Yang Chengjun, a retired researcher with the People’s Liberation Army Rocket Force, said that the North Koreans had not yet achieved a real “intercontinental” test and that they had yet to master a number of technical hurdles.
Given the utter bizarreness of his recent Twitter activity, one might imagine President Donald Trump’s public response to the North Korean provocation would be to threaten to body-slam Kim or to blare out his intention to send more naval convoys to the region. Instead, Trump was relatively restrained, name-checking two US allies in the region and then expressing his hope that China, not the US military, would bring the hammer down on North Korea.
Unfortunately for Trump, the North Koreans had waited for precisely the moment at which something predictable would happen: Namely, they waited for latent tensions in US-China relations to make themselves apparent and then launched their missile. This makes Chinese cooperation with Trump’s request very unlikely.
Only a few days ago, Trump had a long phone call with Chinese President Xi Jinping. According to Chinese state media, it was made clear to Trump that although some progress had been made on US-China relations, there was still tension between the two superpowers, owing to “negative factors.”
The phone call took place soon after the United States approved the selling of a $1.4 billion arms package to Taiwan, which China views as a renegade province, undermining longstanding US policy of recognizing Beijing as the head of a unified China,
Trump might also have heard Xi’s complaints about US Treasury Department actions, namely the leveling of “secondary sanctions” on China’s small but crucial Bank of Dandong.
Is China going to attack North Korea or move troops into the border region to intimidate Kim at precisely the time when the young North Korean leader is brandishing new missiles?
Although there was a lot of discussion about Chinese troops movements during April’s crisis, it seems extremely unlikely under current circumstances.
Trump’s desire for a hard line against North Korea has problems outside of those presented by the Chinese leadership, or by Chinese banks.
In Tokyo, Japanese Prime Minister Shinzo Abe is moving steadily toward a more robust defensive posture, but the entire region would surely recoil in protest if Trump called openly on Japan to go nuclear or consider attacking North Korea.
And the new South Korean President Moon Jae-in recently arrived in Washington, which resulted in some tough talk for North Korea.
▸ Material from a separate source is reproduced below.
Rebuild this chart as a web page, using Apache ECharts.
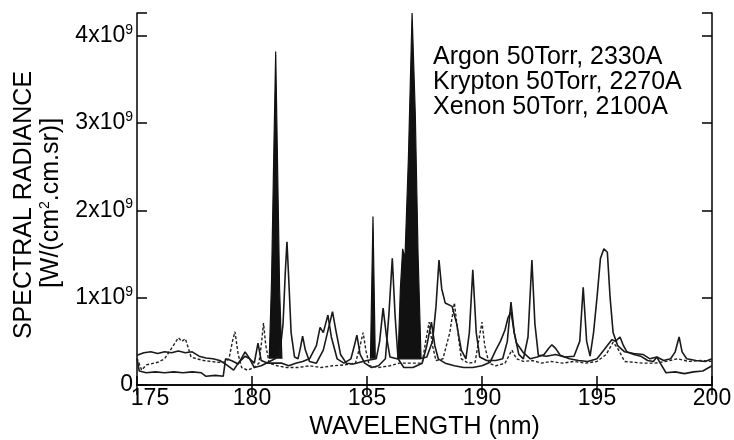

But there were also likely moderating messages brought to Trump from Moon, who prefers a more gradual and engagement-based approach to the North.
The North Korea problem remains as clear as ever. In spite of a summer drought in its breadbasket provinces, a near total lack of Internet connectivity and an economy that still relies largely on mass “volunteer” labor work to move rock and dig ditches, North Korea’s nuclear and missile technicians will somehow get the resources they need, and the tests will likely continue.
On the Fourth of July, Trump can hope the Chinese and his regional allies bail him out, even as the sky lights up overhead. But for that to happen, the President is going to have to recognize America’s limits when it comes to dealing with China and North Korea, and stop creating so much tension in the region. Until this happens, he can keep on hoping.